(Izioum) Hormis les tanks fondus sur le bas-côté et la végétation calcinée par sept mois de déluge de feu, la deux voies qui mène à Izioum, surnommée « highway to hell » pendant la guerre, ressemble déjà à n’importe quelle route entretenue d’Europe.

L’asphalteuse est passée et les cratères d’obus ont été rebouchés. De fraîches lignes blanches anti-dépassement sont peintes de bon matin par une équipe d’ouvriers en gilets orange.  

Cinq semaines après la libération de cette petite ville de l’Est de l’Ukraine, une autre bataille s’engage, avec une armada d’engins de chantier et d’ouvriers, pour reconstruire ce qu’il reste des infrastructures et effacer aux plus vite les stigmates de l’occupation russe.

Et les Ukrainiens commencent par utiliser ce que les Russes ont laissé dans leur sillage. Comme les restes hissés par un tractopelle d’un pont militaire, effondré sur l’un de leurs tanks « Z », dans la rivière du Donets.  

« On va récupérer chacune de leurs pièces, les retaper et les utiliser ici ou dans un autre endroit où il y en aura besoin », explique le lieutenant Denis Ponomarenko, 27 ans, du service des routes, ponts et chaussées de l’armée.

À l’entrée de la ville, au milieu des ruines, un panneau d’accueil jaune et bleu porte le message : « Les amis vous êtes libres ! ». Il a recouvert le drapeau russe qui y avait été collé d’avril à septembre.

Izioum est sortie de son isolement. Les routes et liaisons ferroviaires fonctionnent et le réseau téléphonique et 4G a été partiellement rétabli depuis environ une semaine.  

Mais les services essentiels d’eau, de gaz et d’électricité ont été décimés, laissant les 8000 à 9000 personnes restées ou revenues (sur 46 000 habitants avant la guerre) entièrement dépendantes de l’aide humanitaire pour survivre, indique dans son bulletin le bureau de la coordination des affaires humanitaires des Nations unies.

« Ce qu’on peut »

Chaque jour sur la place centrale, là où le président ukrainien Volodymyr Zelensky est venu le 14 septembre hisser à nouveau le drapeau jaune et bleu, une queue se forme pour espérer récupérer un colis alimentaire.

« À part ça, il n’y a rien qui remarche », peste Ivan Zakhartchenko, un habitant âgé de 70 ans qui dit attendre en priorité le retour des bus pour aller faire vérifier son pacemaker.  

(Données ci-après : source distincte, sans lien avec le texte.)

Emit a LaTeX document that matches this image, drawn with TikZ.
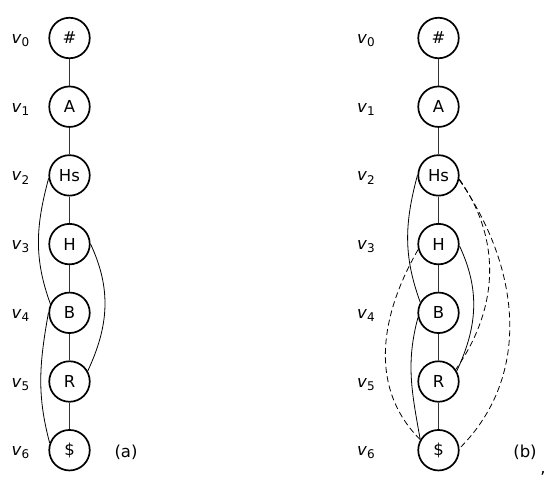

Dans le ciel bleu d’Izioum, calme et sans le moindre missile, un ouvrier sur une échelle télescopique cloue des plaques d’aggloméré sur les fenêtres béantes de l’église historique de la ville, bâtie en 1648 en même temps que l’ancienne cité fortifiée.

« Le renouveau de l’église est un symbole du renouveau de la ville », commente au sol, satisfait, Semion, 48 ans, son prêtre orthodoxe en soutane.

Le reste de la ville, tout entière soviétique dans son agencement autour de bâtiments publics d’apparat désormais en ruines et de barres d’immeubles ouvriers, est pourtant invivable.

« J’ai un peu d’eau chez moi, mais j’habite au 3e étage et la pression est très faible. J’ai aussi le courant, mais on a pas de gaz et pas de chauffage et on ne sait pas si on en aura pour l’hiver », s’inquiète une habitante, Nadejda Nesterenko, 47 ans.

« Ma fille vit au-dessus au 5e et elle a encore un missile coincé dans son toit, et sa cuisine et sa salle de bain sont ouvertes au vent », ajoute-t-elle.

« Personne n’est venu l’enlever. On n’a vu personne », accuse Mme Nesterenko.

Interrogé par l’AFP, le maire d’Izioum, Valeri Martchenko, a indiqué que la municipalité « essayait d’aider à la réparation des appartements endommagés pour pouvoir les chauffer cet hiver ».

« Aucun travail d’importance ne pourra être engagé d’ici le printemps », reconnait-il néanmoins, ajoutant travailler avec des « volontaires ».

« On fait ce que l’on peut », dit-il.